## [STATED PROBLEM]
Collect each line holding the string "matplotlib".

++++ DATA ENTRIES ++++

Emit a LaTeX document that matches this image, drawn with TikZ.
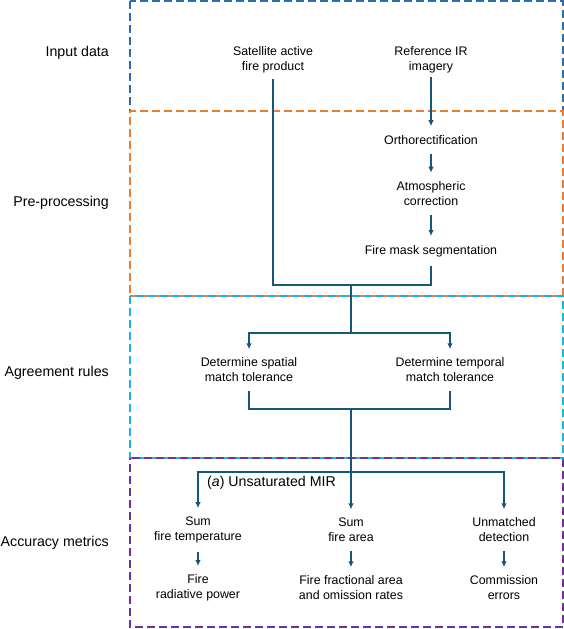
\documentclass[tikz,border=0pt]{standalone}
\usepackage{fontspec}
\setmainfont{Liberation Sans}
\usetikzlibrary{arrows.meta}
\definecolor{inputblue}{RGB}{46,108,176}
\definecolor{preorange}{RGB}{237,125,49}
\definecolor{rulecyan}{RGB}{30,178,235}
\definecolor{metricpurple}{RGB}{112,48,160}
\definecolor{flowblue}{RGB}{22,86,122}
\tikzstyle{stageframe}=[line width=1.5pt,dash pattern=on 8pt off 4pt]
\tikzstyle{stagelabel}=[anchor=east,inner sep=0pt,font=\fontsize{14.2}{17}\selectfont]
\tikzstyle{flownode}=[align=center,inner xsep=0pt,inner ysep=8.5pt,font=\fontsize{12.4}{15}\selectfont]
\tikzstyle{flowline}=[draw=flowblue,line width=1.5pt]
\tikzstyle{flowarrow}=[flowline,-{Latex[length=6pt,width=5.5pt]}]
\newcommand{\drawstage}[7][0]{% Syntax: [dash phase] {colour} {top} {bottom} {label y} {name} {label}
  \draw[stageframe,draw=#2,dash phase=#1pt] (130,#3) rectangle (563,#4);
  \node[stagelabel] (#6) at (109,#5) {#7};
}
\begin{document}
\begin{tikzpicture}[x=1pt,y=-1pt]
	\useasboundingbox (0,0) rectangle (564,629);
	% stages, top to bottom
	\drawstage{inputblue}{1}{111}{53}{input}{Input data}
	\drawstage[6]{preorange}{111}{296}{203}{prepro}{Pre-processing}
	\drawstage{rulecyan}{296}{458}{373}{agree}{Agreement rules}
	\drawstage[6]{metricpurple}{458}{627}{543}{metrics}{Accuracy metrics}
	% input data and pre-processing
	\node[flownode,inner ysep=6pt] (sat) at (273,60) {Satellite active\\fire product};
	\node[flownode,inner ysep=4pt] (ref) at (431,60) {Reference IR\\imagery};
	\node[flownode,inner ysep=9pt] (ortho) at (431,140) {Orthorectification};
	\node[flownode,inner ysep=9pt] (atmos) at (431,194) {Atmospheric\\correction};
	\node[flownode,inner ysep=9pt] (mask) at (431,251) {Fire mask segmentation};
	\draw[flowarrow] (ref) -- (ortho);
	\draw[flowarrow] (ortho) -- (atmos);
	\draw[flowarrow] (atmos) -- (mask);
	\coordinate (merge) at (351,285);
	\coordinate (split) at (351,333);
	\draw[flowline] (sat) |- (merge) -| (mask);
	\draw[flowline] (merge) -- (split);
	% agreement rules
	\node[flownode] (spatial) at (249,370) {Determine spatial\\match tolerance};
	\node[flownode] (temporal) at (450,370) {Determine temporal\\match tolerance};
	\draw[flowarrow] (split) -| (spatial);
	\draw[flowarrow] (split) -| (temporal);
	\coordinate (gather) at (351,409);
	\coordinate (fanout) at (351,472);
	\draw[flowline] (spatial) |- (gather) -| (temporal);
	\draw[flowline] (gather) -- (fanout);
	% accuracy metrics
	\node[anchor=west,inner sep=0pt,font=\fontsize{14.2}{17}\selectfont] (mir) at (207,483) {(\textit{a}) Unsaturated MIR};
	\node[flownode] (sumtemp) at (198,530) {Sum\\fire temperature};
	\node[flownode] (sumarea) at (351,530) {Sum\\fire area};
	\node[flownode] (unmatched) at (504,530) {Unmatched\\detection};
	\node[flownode] (frp) at (198,588) {Fire\\radiative power};
	\node[flownode] (ffa) at (351,588) {Fire fractional area\\and omission rates};
	\node[flownode] (commission) at (504,588) {Commission\\errors};
	\draw[flowarrow] (fanout) -| (sumtemp);
	\draw[flowarrow] (fanout) -- (sumarea);
	\draw[flowarrow] (fanout) -| (unmatched);
	\draw[flowarrow] (sumtemp) -- (frp);
	\draw[flowarrow] (sumarea) -- (ffa);
	\draw[flowarrow] (unmatched) -- (commission);
\end{tikzpicture}
\end{document}
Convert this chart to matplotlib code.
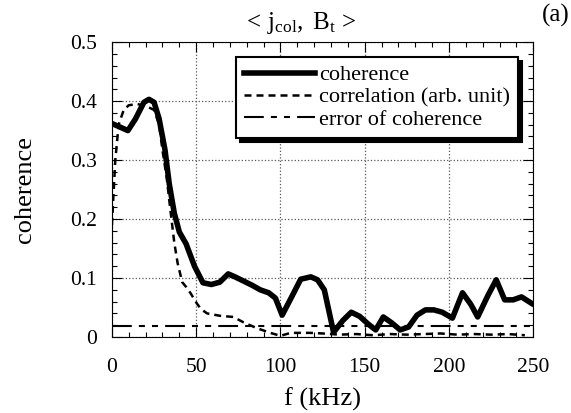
import matplotlib
matplotlib.use('Agg')
import matplotlib.pyplot as plt
from matplotlib.ticker import MultipleLocator

plt.rcParams['font.family'] = ['Liberation Serif', 'DejaVu Serif']
plt.rcParams['mathtext.fontset'] = 'custom'
plt.rcParams['mathtext.rm'] = 'Liberation Serif'
plt.rcParams['mathtext.it'] = 'Liberation Serif:italic'

# coherence spectrum (thick solid)
f_coh = [0, 4, 9.5, 14, 19, 22, 25, 28, 31.5, 34, 37, 40, 44, 49, 54, 59, 64, 69,
         73, 78, 83, 88, 93, 97, 101, 107, 112, 118, 122, 126, 131.5, 137, 142,
         147, 152, 156.5, 161, 166, 171, 176, 181, 186, 191, 196, 202, 208, 213,
         217, 223, 228, 233, 238, 243, 249]
coh = [0.362, 0.357, 0.350, 0.370, 0.398, 0.403, 0.398, 0.370, 0.317, 0.260,
       0.210, 0.178, 0.158, 0.120, 0.092, 0.089, 0.093, 0.107, 0.102, 0.095,
       0.088, 0.080, 0.075, 0.066, 0.037, 0.070, 0.098, 0.102, 0.097, 0.080,
       0.008, 0.028, 0.042, 0.035, 0.022, 0.012, 0.034, 0.024, 0.012, 0.017,
       0.037, 0.046, 0.046, 0.042, 0.032, 0.075, 0.055, 0.034, 0.070, 0.097,
       0.063, 0.063, 0.068, 0.057]

# cross correlation, arbitrary units (dashed)
f_cor = [0, 2, 4, 7, 10, 15, 20, 25, 28, 30, 32.5, 34.5, 37, 39, 41.7, 44, 46.5,
         50.6, 53, 56.5, 64, 72, 78, 86, 94, 100, 106, 118, 125, 135, 145, 155,
         165, 175, 185, 195, 205, 215, 225, 235, 245]
cor = [0.190, 0.300, 0.360, 0.385, 0.393, 0.395, 0.392, 0.385, 0.360, 0.317,
       0.270, 0.220, 0.160, 0.125, 0.093, 0.085, 0.075, 0.056, 0.047, 0.040,
       0.036, 0.034, 0.025, 0.015, 0.007, 0.002, 0.007, 0.007, 0.006, 0.004,
       0.005, 0.003, 0.005, 0.004, 0.005, 0.006, 0.004, 0.005, 0.004, 0.005,
       0.003]

# statistical error level of the coherence
f_err = [0, 250]
err = [0.018, 0.018]

xticks = [0, 50, 100, 150, 200, 250]
yticks = [0, 0.1, 0.2, 0.3, 0.4, 0.5]
ytick_labels = ['0', '0.1', '0.2', '0.3', '0.4', '0.5']

fig = plt.figure(figsize=(5.71, 4.13), dpi=100)
ax = fig.add_axes([0.196, 0.184, 0.738, 0.714])

ax.plot(f_coh, coh, color='k', lw=4, solid_joinstyle='round', label='coherence')
ax.plot(f_cor, cor, color='k', lw=1.8, dashes=(2.8, 2.0), label='correlation (arb. unit)')
ax.plot(f_err, err, color='k', lw=1.5, dashes=(9.5, 3.4, 2.9, 3.4, 2.9, 3.4),
        label='error of coherence')

ax.set_xlim(0, 250)
ax.set_ylim(0, 0.5)
ax.set_xticks(xticks)
ax.set_yticks(yticks)
ax.set_yticklabels(ytick_labels)
ax.xaxis.set_minor_locator(MultipleLocator(10))
ax.yaxis.set_minor_locator(MultipleLocator(0.02))
ax.tick_params(which='both', direction='in', top=True, right=True, width=0.8)
ax.tick_params(which='major', length=7, labelsize=15.5)
ax.tick_params(axis='x', which='major', pad=15)
ax.tick_params(axis='y', which='major', pad=11)
ax.tick_params(which='minor', length=3.5)
for s in ax.spines.values():
    s.set_linewidth(0.8)
ax.grid(True, which='major', linestyle=':', color='0.35', lw=0.9)

ax.set_xlabel('f (kHz)', fontsize=19, labelpad=8)
ax.set_ylabel('coherence', fontsize=19, labelpad=24)

fig.text(0.525, 0.945, r'$<\,\mathrm{j}_{\mathrm{col}},\ \mathrm{B}_{\mathrm{t}}\,>$',
         fontsize=18, ha='center', va='center')
fig.text(0.998, 0.962, '(a)', fontsize=18, ha='right', va='center')

leg = ax.legend(loc='upper right', bbox_to_anchor=(0.964, 0.949), borderaxespad=0,
                fontsize=16, handlelength=3.2, handletextpad=0.2, labelspacing=0.08,
                borderpad=0.35, fancybox=False, framealpha=1,
                shadow={'ox': 3, 'oy': -3, 'color': 'k', 'alpha': 1})
leg.get_frame().set_edgecolor('k')
leg.get_frame().set_linewidth(1.5)

plt.savefig('out.png', dpi=100)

++++

## [THE SOLUTION]
Convert this chart to matplotlib code.
import matplotlib
matplotlib.use('Agg')
import matplotlib.pyplot as plt
from matplotlib.ticker import MultipleLocator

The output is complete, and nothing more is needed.